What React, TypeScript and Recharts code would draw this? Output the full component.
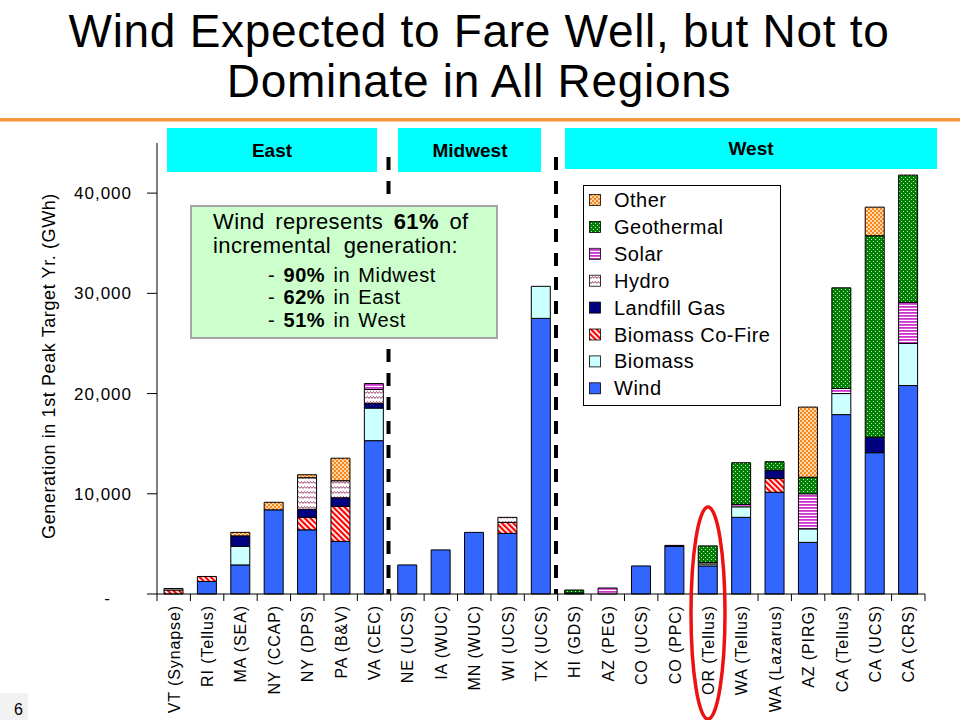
import { BarChart, Bar, XAxis, YAxis } from "recharts";

// categories and series (GWh)
const categories = [
  "VT (Synapse)", "RI (Tellus)", "MA (SEA)", "NY (CCAP)", "NY (DPS)", "PA (B&V)", "VA (CEC)",
  "NE (UCS)", "IA (WUC)", "MN (WUC)", "WI (UCS)", "TX (UCS)",
  "HI (GDS)", "AZ (PEG)", "CO (UCS)", "CO (PPC)", "OR (Tellus)", "WA (Tellus)", "WA (Lazarus)",
  "AZ (PIRG)", "CA (Tellus)", "CA (UCS)", "CA (CRS)",
];
const wind = [0, 1250, 2900, 8400, 6400, 5250, 15300, 2900, 4400, 6150, 6050, 27500, 100, 0, 2800, 4750, 2800, 7650, 10150, 5150, 17900, 14100, 20800];
const biomass = [0, 0, 1850, 0, 0, 0, 3250, 0, 0, 0, 0, 3200, 0, 0, 0, 0, 200, 1050, 0, 1350, 2100, 0, 4200];
const coFire = [400, 500, 0, 0, 1250, 3500, 0, 0, 0, 0, 1100, 0, 0, 0, 0, 0, 0, 0, 1400, 0, 0, 0, 0];
const landfill = [0, 0, 1050, 0, 800, 850, 450, 0, 0, 0, 0, 0, 0, 0, 0, 100, 0, 0, 800, 0, 0, 1550, 0];
const hydro = [150, 0, 0, 0, 3150, 1700, 1400, 0, 0, 0, 500, 0, 0, 0, 0, 0, 0, 0, 0, 0, 0, 0, 0];
const solar = [0, 0, 0, 0, 0, 0, 600, 0, 0, 0, 0, 0, 0, 600, 0, 0, 150, 250, 0, 3500, 500, 0, 4100];
const geothermal = [0, 0, 0, 0, 0, 0, 0, 0, 0, 0, 0, 0, 300, 0, 0, 0, 1650, 4150, 850, 1650, 10050, 20100, 12700];
const other = [0, 0, 350, 750, 300, 2250, 0, 0, 0, 0, 0, 0, 0, 0, 0, 0, 0, 0, 0, 7000, 0, 2850, 0];

const yTicks = [0, 10000, 20000, 30000, 40000];

const data = categories.map((name, i) => ({
  name,
  wind: wind[i],
  biomass: biomass[i],
  coFire: coFire[i],
  landfill: landfill[i],
  hydro: hydro[i],
  solar: solar[i],
  geothermal: geothermal[i],
  other: other[i],
}));

const SERIES = [
  { key: "wind", label: "Wind", pat: "wind" },
  { key: "biomass", label: "Biomass", pat: "biomass" },
  { key: "coFire", label: "Biomass Co-Fire", pat: "cofire" },
  { key: "landfill", label: "Landfill Gas", pat: "landfill" },
  { key: "hydro", label: "Hydro", pat: "hydro" },
  { key: "solar", label: "Solar", pat: "solar" },
  { key: "geothermal", label: "Geothermal", pat: "geo" },
  { key: "other", label: "Other", pat: "other" },
];

const FONT = "Arial, 'Liberation Sans', Helvetica, sans-serif";
const PLOT_LEFT = 157;
const PLOT_RIGHT = 925;
const BAND = (PLOT_RIGHT - PLOT_LEFT) / categories.length;

function Patterns({ p }: { p: string }) {
  return (
    <defs>
      <pattern id={`${p}wind`} width="4" height="4" patternUnits="userSpaceOnUse">
        <rect width="4" height="4" fill="#3366FF" />
      </pattern>
      <pattern id={`${p}biomass`} width="4" height="4" patternUnits="userSpaceOnUse">
        <rect width="4" height="4" fill="#CCFFFF" />
      </pattern>
      <pattern id={`${p}landfill`} width="4" height="4" patternUnits="userSpaceOnUse">
        <rect width="4" height="4" fill="#000080" />
      </pattern>
      <pattern id={`${p}cofire`} width="4" height="4" patternUnits="userSpaceOnUse" patternTransform="rotate(-45)">
        <rect width="4" height="4" fill="#FFFFFF" />
        <rect width="2.2" height="4" fill="#FF0000" />
      </pattern>
      <pattern id={`${p}hydro`} width="6" height="5" patternUnits="userSpaceOnUse">
        <rect width="6" height="5" fill="#FFFFFF" />
        <path d="M0 3.5 L1.5 1.5 L3 3.5 L4.5 1.5 L6 3.5" fill="none" stroke="#993366" strokeWidth="0.9" />
      </pattern>
      <pattern id={`${p}solar`} width="4" height="3" patternUnits="userSpaceOnUse">
        <rect width="4" height="3" fill="#FFFFFF" />
        <rect width="4" height="1.8" fill="#CC33CC" />
      </pattern>
      <pattern id={`${p}geo`} width="4" height="4" patternUnits="userSpaceOnUse">
        <rect width="4" height="4" fill="#008000" />
        <rect x="1" y="1" width="0.9" height="0.9" fill="#FFFFFF" />
        <rect x="3" y="3" width="0.9" height="0.9" fill="#FFFFFF" />
      </pattern>
      <pattern id={`${p}other`} width="4" height="4" patternUnits="userSpaceOnUse">
        <rect width="4" height="4" fill="#FFD9A8" />
        <rect width="2" height="2" fill="#F7861F" />
        <rect x="2" y="2" width="2" height="2" fill="#F7861F" />
      </pattern>
    </defs>
  );
}

function XTick(props: any) {
  const { x, y, payload, index } = props;
  return (
    <g>
      {index === 0 && <line x1={x - BAND / 2} y1={y} x2={x - BAND / 2} y2={y + 7} stroke="#000" />}
      <line x1={x + BAND / 2} y1={y} x2={x + BAND / 2} y2={y + 7} stroke="#000" />
      <text
        transform={`translate(${x + 6},${y + 11}) rotate(-90)`}
        textAnchor="end"
        fontSize={16}
        letterSpacing={0.9}
        fontFamily={FONT}
        fill="#000"
      >
        {payload.value}
      </text>
    </g>
  );
}

function YTick(props: any) {
  const { x, y, payload } = props;
  if (payload.value === 0) {
    return (
      <text x={x - 25} y={y + 10} textAnchor="middle" fontSize={17} fontFamily={FONT} fill="#000">
        -
      </text>
    );
  }
  return (
    <text x={x} y={y + 6} textAnchor="end" fontSize={17} letterSpacing={1} fontFamily={FONT} fill="#000">
      {payload.value.toLocaleString("en-US")}
    </text>
  );
}

const legendOrder = [...SERIES].reverse();

export default function App() {
  return (
    <div style={{ position: "absolute", left: 0, top: 0, width: 960, height: 720, background: "#fff", overflow: "hidden" }}>
      <div style={{ position: "absolute", left: 0, top: 0 }}>
        <BarChart
          width={960}
          height={720}
          data={data}
          margin={{ top: 143, right: 960 - PLOT_RIGHT, left: 0, bottom: 0 }}
          barSize={19}
        >
          <Patterns p="B" />
          <XAxis
            dataKey="name"
            height={126}
            interval={0}
            tick={<XTick />}
            tickLine={false}
            tickSize={0}
            tickMargin={0}
            axisLine={{ stroke: "#000" }}
          />
          <YAxis
            width={PLOT_LEFT}
            domain={[0, 45000]}
            ticks={yTicks}
            tick={<YTick />}
            tickSize={10}
            tickMargin={15}
            tickLine={{ stroke: "#000" }}
            axisLine={{ stroke: "#000" }}
          />
          {SERIES.map((s) => (
            <Bar
              key={s.key}
              dataKey={s.key}
              stackId="a"
              fill={`url(#B${s.pat})`}
              stroke="#000"
              strokeWidth={1}
              isAnimationActive={false}
            />
          ))}
        </BarChart>
      </div>
      <svg
        width={960}
        height={720}
        style={{ position: "absolute", left: 0, top: 0, pointerEvents: "none" }}
        fontFamily={FONT}
      >
        <Patterns p="L" />
        {/* title */}
        <text x={479} y={47} textAnchor="middle" fontSize={46} letterSpacing={0.7} fill="#000">
          Wind Expected to Fare Well, but Not to
        </text>
        <text x={479} y={97} textAnchor="middle" fontSize={46} letterSpacing={0.7} fill="#000">
          Dominate in All Regions
        </text>
        <rect x={0} y={118} width={960} height={3.5} fill="#F7963A" />

        {/* region headers */}
        <rect x={167} y={128} width={210} height={44} fill="#00FFFF" />
        <rect x={398} y={128} width={143} height={44} fill="#00FFFF" />
        <rect x={565} y={128} width={372} height={41} fill="#00FFFF" />
        <text x={272} y={157} textAnchor="middle" fontSize={19} fontWeight="bold" fill="#000">East</text>
        <text x={470} y={157} textAnchor="middle" fontSize={19} fontWeight="bold" fill="#000">Midwest</text>
        <text x={751} y={155} textAnchor="middle" fontSize={19} fontWeight="bold" fill="#000">West</text>

        {/* region dividers */}
        <line x1={388.5} y1={157} x2={388.5} y2={594} stroke="#000" strokeWidth={4} strokeDasharray="13 11" />
        <line x1={556} y1={157} x2={556} y2={594} stroke="#000" strokeWidth={4} strokeDasharray="13 11" />

        {/* callout */}
        <rect x={191} y={206} width={306} height={132} fill="#CCFFCC" stroke="#A6A6A6" strokeWidth={2} />
        <text x={213} y={229} fontSize={22} letterSpacing={0.4} wordSpacing={4} fill="#000">
          Wind represents <tspan fontWeight="bold">61%</tspan> of
        </text>
        <text x={213} y={253} fontSize={22} letterSpacing={0.4} wordSpacing={6} fill="#000">
          incremental generation:
        </text>
        <text x={268} y={282} fontSize={20} letterSpacing={0.6} wordSpacing={2} fill="#000">
          - <tspan fontWeight="bold">90%</tspan> in Midwest
        </text>
        <text x={268} y={304} fontSize={20} letterSpacing={0.6} wordSpacing={2} fill="#000">
          - <tspan fontWeight="bold">62%</tspan> in East
        </text>
        <text x={268} y={327} fontSize={20} letterSpacing={0.6} wordSpacing={2} fill="#000">
          - <tspan fontWeight="bold">51%</tspan> in West
        </text>

        {/* legend */}
        <rect x={583.5} y={185.5} width={197} height={220} fill="#fff" stroke="#000" strokeWidth={1} />
        {legendOrder.map((s, i) => {
          const cy = 200 + i * 26.9;
          return (
            <g key={s.key}>
              <rect x={589.5} y={cy - 5.5} width={11} height={11} fill={`url(#L${s.pat})`} stroke="#000" strokeWidth={0.8} />
              <text x={614} y={cy + 7} fontSize={20} letterSpacing={0.5} fill="#000">
                {s.label}
              </text>
            </g>
          );
        })}

        {/* axis title */}
        <text
          transform="translate(55,366) rotate(-90)"
          textAnchor="middle"
          fontSize={18}
          letterSpacing={0.6}
          fill="#000"
        >
          Generation in 1st Peak Target Yr. (GWh)
        </text>

        {/* highlight around Oregon */}
        <ellipse cx={708} cy={613} rx={17} ry={106} fill="none" stroke="#EE1111" strokeWidth={3.5} />

        {/* slide number */}
        <rect x={0} y={693} width={28} height={27} fill="#F2F2F2" />
        <text x={14} y={715} fontSize={16} fill="#000">6</text>
      </svg>
    </div>
  );
}
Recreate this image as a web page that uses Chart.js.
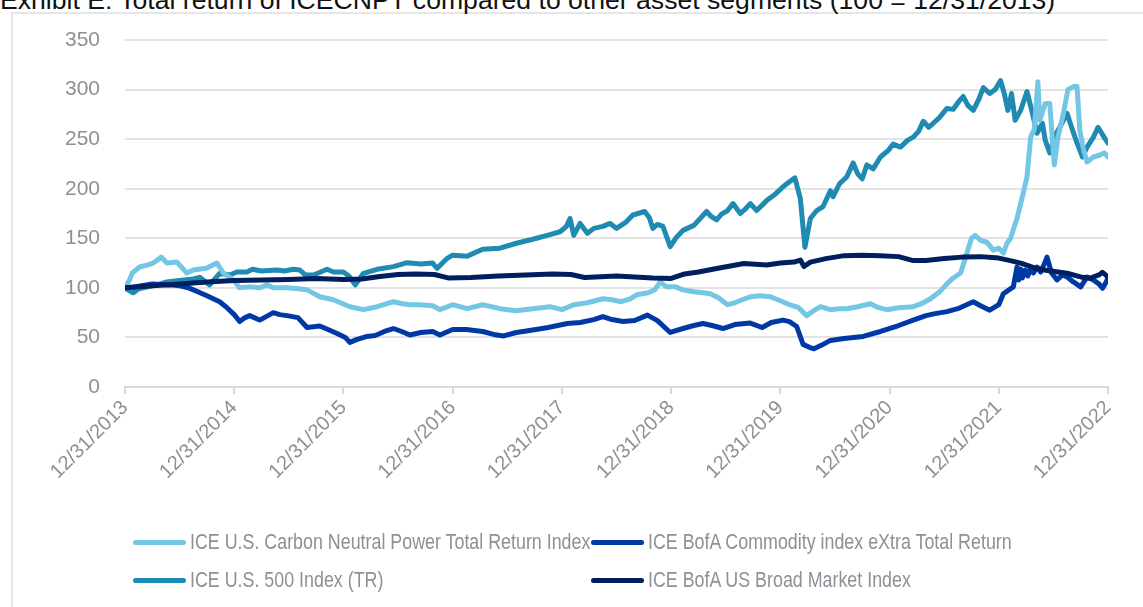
<!DOCTYPE html>
<html><head><meta charset="utf-8">
<script src="https://cdn.jsdelivr.net/npm/chart.js@4.4.1/dist/chart.umd.min.js"></script>
<style>
html,body{margin:0;padding:0;background:#fff;overflow:hidden;width:1143px;height:607px}
#frame{position:absolute;left:11px;top:12px;width:1200px;height:700px;border:2px solid #e6e6e6;box-sizing:border-box}
#title{position:absolute;left:0;top:-13px;font-family:'Liberation Sans',Arial,sans-serif;font-size:26.6px;color:#111;white-space:nowrap;line-height:1}
#wrap{position:absolute;left:0;top:0;width:1143px;height:607px}
.lg{position:absolute;height:26px;display:flex;align-items:center;white-space:nowrap}
.lg i{display:block;width:53px;height:5px;border-radius:3px;margin-right:4px;flex:none}
.lg span{display:inline-block;font-family:'Liberation Sans',Arial,sans-serif;font-size:21.5px;color:#8c9196;transform:scaleX(0.83);transform-origin:0 50%}
</style></head>
<body>
<div id="frame"></div>
<div id="title">Exhibit E: Total return of ICECNPT compared to other asset segments (100 = 12/31/2013)</div>
<div id="wrap"><canvas id="c" width="1143" height="607"></canvas></div>
<div id="legend"></div>
<script>
// x = months since 12/31/2013, y = index level (100 = 12/31/2013)
const yearLabels = ['12/31/2013','12/31/2014','12/31/2015','12/31/2016','12/31/2017','12/31/2018','12/31/2019','12/31/2020','12/31/2021','12/31/2022'];
const seriesNames = ['ICE U.S. Carbon Neutral Power Total Return Index','ICE BofA Commodity index eXtra Total Return','ICE U.S. 500 Index (TR)','ICE BofA US Broad Market Index'];

const cnptSeries = [[0,100],[0.5,108],[0.8,115],[1.6,121],[2.4,123],[3.1,125],[4,131],[4.6,125],[5.7,126],[6.8,115],[7.5,118],[8.3,119],[9,120],[10.1,125],[10.8,115],[11.9,108],[12.6,100],[13.7,101],[14.8,100],[15.6,103],[16.3,100],[17.8,100],[19,99],[20,98],[21.4,91],[22.9,88],[24.7,81],[26.2,78],[27.7,81],[29.5,86],[30.5,84],[31.3,83],[32.4,83],[33.8,82],[34.6,78],[36,83],[37.6,79],[39.3,83],[41.2,79],[43,77],[44.8,79],[46.7,81],[48,78],[49.3,83],[50.8,85],[52.5,89],[53.5,88],[54.5,86],[55.5,89],[56.2,93],[57.5,95],[58.2,98],[58.8,106],[59.5,101],[60.5,101],[61.3,98],[62.5,96],[63.5,95],[64.3,94],[65.2,90],[66.2,83],[67,85],[67.8,88],[68.7,91],[69.8,92],[70.9,91],[72,87],[73,83],[74,80],[74.9,72],[75.5,76],[76.4,81],[77.5,78],[78.5,79],[79.3,79],[80.5,81],[81.9,84],[82.8,80],[83.7,78],[85,80],[86.6,81],[87.5,84],[88.5,89],[89.5,96],[90.3,104],[91,110],[91.8,115],[92.4,132],[93,150],[93.4,153],[94,148],[94.7,146],[95.4,138],[96,140],[96.5,135],[96.9,145],[97.3,150],[98,170],[98.7,196],[99.1,212],[99.5,252],[99.9,260],[100.3,308],[100.5,269],[101.1,286],[101.6,286],[102.1,224],[102.5,252],[103.1,276],[103.6,300],[104.2,303],[104.6,303],[104.9,259],[105.3,240],[105.7,227],[106.4,232],[107.1,234],[107.6,236],[108,232]];

const commoditySeries = [[0,100],[1,101],[3,104],[5,103],[6,102],[7,100],[8,96],[9,92],[10.4,86],[11.2,80],[12,73],[12.6,66],[13.2,70],[13.7,72],[14.8,67.5],[15.5,71],[16.3,75],[17,73],[17.8,72],[19,70],[20,60],[21.4,61.5],[22.3,58],[23.3,54],[24.2,50],[24.7,45],[25.5,48],[26.6,51],[27.5,52],[28.5,56],[29.5,59],[30.4,56],[31.3,52.5],[32.5,55],[33.8,56],[34.6,52.5],[36,58],[37.5,58],[39.3,56],[40.5,53],[41.6,51.5],[43,55],[44.8,57.5],[46.5,60],[48.6,64],[50,65],[51.5,68],[52.5,71],[53.5,68],[54.7,66],[56,67],[57.4,72.5],[58.5,67],[59.9,55],[61.3,59],[62.5,62],[63.5,64],[64.5,62],[65.7,59],[67,63],[68.7,64.5],[70,60],[71,65],[72.3,67.5],[73,66],[73.8,61],[74.5,43],[75.2,40],[75.7,38.5],[76.5,42],[77.5,47],[79,49],[81.1,51],[83,56],[85,62],[86.6,67.5],[88,72],[89,74],[90.3,76],[91.5,79],[93.2,86],[94,82],[95,77.5],[96,83],[96.5,94],[97.6,101],[98,121],[98.2,108],[98.4,119],[98.6,110],[98.9,118],[99.2,112],[99.5,120],[99.8,115],[100.2,121],[100.6,116],[101,124],[101.3,131],[101.8,115],[102.4,108],[103,113],[103.5,111],[104.2,106],[105,101],[105.7,111],[106.4,108],[107,104],[107.4,99.6],[107.8,106],[108,110]];

const us500Series = [[0,100],[0.5,97],[0.9,95],[1.5,99],[2.5,101],[3.5,103],[4.6,106],[5.5,107],[6.5,108],[7.5,109],[8.2,110.6],[9.3,103],[10.4,114.7],[11.5,113],[12.3,116],[13.4,116],[14,118.7],[15,117],[16.7,118],[17.5,117],[18.5,118.7],[19.2,118],[19.8,113],[20.7,113],[21.5,116],[22.2,118.7],[22.9,116],[24,116],[24.6,112],[25.3,103],[26.2,114.7],[27.7,118.7],[29.5,121.4],[31,125.4],[32.5,124],[33.8,125],[34.3,119.7],[35.4,129.8],[36,133],[37.6,132],[39.3,138.9],[41.2,140],[43,145],[44.8,149],[46.4,153],[47.8,156.6],[48.5,162],[48.9,170],[49.3,153],[50,165],[50.8,155],[51.5,160],[52.5,162],[53.3,165],[54,160],[55,166],[55.8,173.5],[57.1,177],[57.6,171],[58,160],[58.5,164],[59.1,162],[59.9,141.5],[60.5,150],[61.3,158],[62.5,163],[63.9,177],[64.4,172],[65,168.5],[65.5,174],[66.2,178],[66.8,185],[67.2,180],[67.6,175],[68.2,180],[68.7,185],[69.4,178],[70.5,188],[71.5,195],[72.3,202],[73,207],[73.6,211],[74.2,190],[74.7,141],[75.3,170],[76,178],[76.7,182],[77.5,198],[77.8,192],[78.5,205],[79.3,212],[80,226],[80.5,215],[81,210],[81.5,224],[82.2,220],[83,232],[83.9,239],[84.4,245],[85.2,242],[86,249],[86.6,252],[87.2,258],[87.7,268],[88.3,262],[88.8,266],[89.5,272],[90.3,281],[91,280],[91.6,288],[92.1,293],[92.6,284],[93.2,279],[93.8,290],[94.3,302],[95,296],[95.6,300],[96.2,309],[96.6,296],[97,279],[97.4,296],[97.8,269],[98.4,279],[99.1,298],[99.7,276],[100.2,256],[100.8,266],[101.1,249],[101.6,236],[102.2,254],[102.7,262],[103.5,276],[104,262],[104.6,246],[105.2,232],[105.7,242],[106.4,252],[106.9,262],[107.7,250],[108,246]];

const broadSeries = [[0,100],[3,102],[6,104],[9,106],[12,107.5],[15,108],[18,108.5],[21,109.5],[24,108.5],[26,109],[28,111.5],[30,113.5],[32,114],[34,113.5],[35.5,110],[38,110.5],[41,112],[44,113],[47,114],[49,113.5],[50.5,110.5],[54,112],[58,110],[60,109.5],[61.5,114],[63,116],[65,119.5],[68,124.5],[70.5,123],[72,125],[73.5,126],[74.2,128],[74.6,121.5],[75.3,126],[77,129.5],[79,132.5],[81,133],[83,132.5],[85,131.5],[86.6,127.5],[88,127.5],[90,129.5],[92,131],[94,131.5],[96,130],[97.5,127],[98.5,124.7],[100,120],[101,118],[102.5,116],[103.5,114.7],[105,111],[106,109.6],[107,113],[107.4,115.7],[108,111]];

const seriesData = [cnptSeries, commoditySeries, us500Series, broadSeries];
const seriesColors = ['#74C6E5','#0039A6','#1F8AB2','#001F5F'];
const drawOrder = [2,1,3,0]; // lower = drawn on top

const font = "'Liberation Sans',Arial,sans-serif";
const gray = '#8c9196';

const datasets = seriesData.map((s, i) => ({
  label: seriesNames[i],
  data: s.map(p => ({x: p[0], y: p[1]})),
  borderColor: seriesColors[i],
  backgroundColor: seriesColors[i],
  order: drawOrder[i]
}));

new Chart(document.getElementById('c'), {
  type: 'line',
  data: { datasets },
  options: {
    responsive: false,
    animation: false,
    parsing: false,
    layout: { padding: { left: 0, right: 35, top: 40, bottom: 0 } },
    elements: {
      point: { radius: 0 },
      line: { borderWidth: 5, tension: 0, borderJoinStyle: 'round', borderCapStyle: 'round' }
    },
    plugins: { legend: { display: false }, tooltip: { enabled: false } },
    scales: {
      x: {
        type: 'linear', min: 0, max: 108,
        afterFit(s) { s.height = 220; },
        ticks: {
          stepSize: 12, autoSkip: false, maxRotation: 45, minRotation: 45,
          color: gray, font: { family: font, size: 20 }, padding: 2,
          callback: v => yearLabels[Math.round(v / 12)]
        },
        grid: { display: true, drawOnChartArea: false, drawTicks: true, tickLength: 7, color: '#d9d9d9', lineWidth: 2 },
        border: { display: true, color: '#d9d9d9', width: 2 }
      },
      y: {
        min: 0, max: 350,
        afterFit(s) { s.width = 125; },
        ticks: { stepSize: 50, padding: 25, color: gray, font: { family: font, size: 21 } },
        grid: { color: '#e3e3e3', lineWidth: 2, drawTicks: false },
        border: { display: false }
      }
    }
  }
});

// legend (2 x 2 grid, like the original)
const legendPos = [[133, 529], [591, 529], [133, 567], [591, 567]];
const lg = document.getElementById('legend');
seriesNames.forEach((name, k) => {
  const d = document.createElement('div');
  d.className = 'lg';
  d.style.left = legendPos[k][0] + 'px';
  d.style.top = legendPos[k][1] + 'px';
  const sw = document.createElement('i');
  sw.style.background = seriesColors[k];
  const t = document.createElement('span');
  t.textContent = name;
  d.appendChild(sw); d.appendChild(t);
  lg.appendChild(d);
});
</script>
</body></html>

• • • • • • •

▸ WRITTEN REQUEST
For the material above, give again only the lines starting at the line that contains "Recreate this image" and ending at the line that contains "const seriesNames = ['ICE". Pictures do not belong in the copy.

▸ FULL ANSWER
Recreate this image as a web page that uses Chart.js.
<!DOCTYPE html>
<html><head><meta charset="utf-8">
<script src="https://cdn.jsdelivr.net/npm/chart.js@4.4.1/dist/chart.umd.min.js"></script>
<style>
html,body{margin:0;padding:0;background:#fff;overflow:hidden;width:1143px;height:607px}
#frame{position:absolute;left:11px;top:12px;width:1200px;height:700px;border:2px solid #e6e6e6;box-sizing:border-box}
#title{position:absolute;left:0;top:-13px;font-family:'Liberation Sans',Arial,sans-serif;font-size:26.6px;color:#111;white-space:nowrap;line-height:1}
#wrap{position:absolute;left:0;top:0;width:1143px;height:607px}
.lg{position:absolute;height:26px;display:flex;align-items:center;white-space:nowrap}
.lg i{display:block;width:53px;height:5px;border-radius:3px;margin-right:4px;flex:none}
.lg span{display:inline-block;font-family:'Liberation Sans',Arial,sans-serif;font-size:21.5px;color:#8c9196;transform:scaleX(0.83);transform-origin:0 50%}
</style></head>
<body>
<div id="frame"></div>
<div id="title">Exhibit E: Total return of ICECNPT compared to other asset segments (100 = 12/31/2013)</div>
<div id="wrap"><canvas id="c" width="1143" height="607"></canvas></div>
<div id="legend"></div>
<script>
// x = months since 12/31/2013, y = index level (100 = 12/31/2013)
const yearLabels = ['12/31/2013','12/31/2014','12/31/2015','12/31/2016','12/31/2017','12/31/2018','12/31/2019','12/31/2020','12/31/2021','12/31/2022'];
const seriesNames = ['ICE U.S. Carbon Neutral Power Total Return Index','ICE BofA Commodity index eXtra Total Return','ICE U.S. 500 Index (TR)','ICE BofA US Broad Market Index'];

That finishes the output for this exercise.